Moreover, a surge in speculative activity has exacerbated market volatility.

How should the three presidential candidates, in particular, address this crisis?

For starters, the United States should retreat from its heavy promotion of corn-based ethanol and allow the markets to settle. Although the 2008 U.S. Farm Bill, passed by the House and Senate last week, includes a reduction in the ethanol blending credit from 51 cents to 45 cents per gallon, the subsidy remains high and is offset by other biofuels production incentives.

President Bush plans to veto the bill, but both the House and the Senate passed it with more than the two-thirds majority needed to overturn a veto. The presidential candidates, Sens.

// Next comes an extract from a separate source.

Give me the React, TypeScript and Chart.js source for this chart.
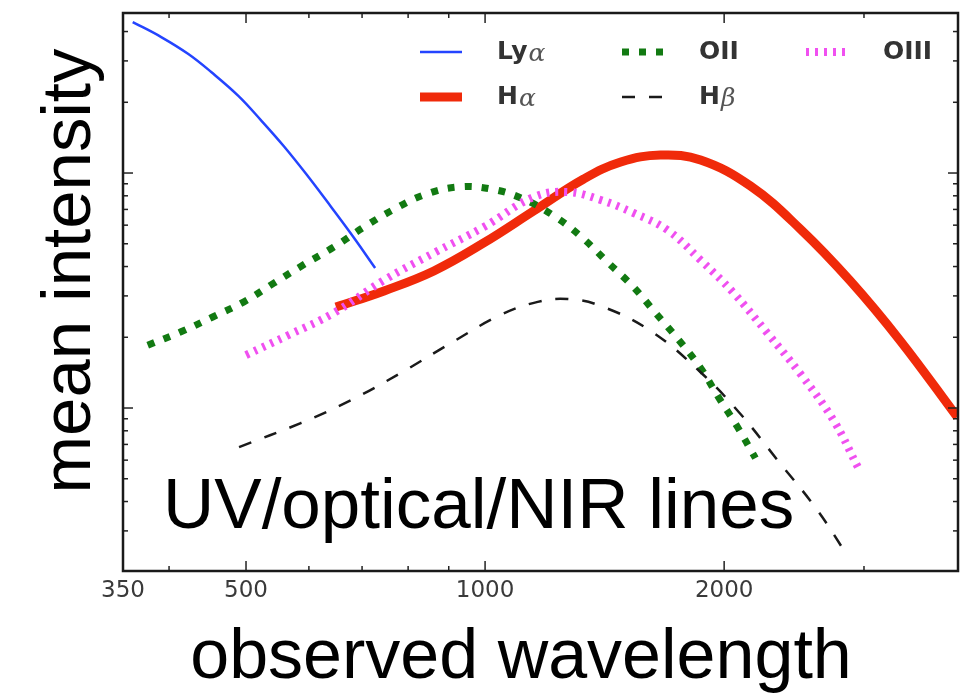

John McCain, Barack Obama and Hillary Rodham Clinton, were all absent for the vote.

The bill increases the Food Stamp Program by $10 billion to help poor Americans buy food at higher prices, but there are no measures that will assure developing countries and international markets that global food supplies will be adequate and that prices will come down. Congress needs to endorse the World Food Program's new strategy of providing food aid in the form of cash instead of surplus grain shipments, a strategy that would allow food-deficit countries to purchase their calories regionally and thereby promote agriculture closer to home.

It also would be wise for the U.S. Agency for International Development to expand, not abolish, investments in agricultural research for low-income countries.

The world can produce plenty of crops at reasonable prices for food and feed, if appropriate agricultural investments are made. But it cannot produce enough crops for food, feed and fuel at prices affordable to half of the world's population.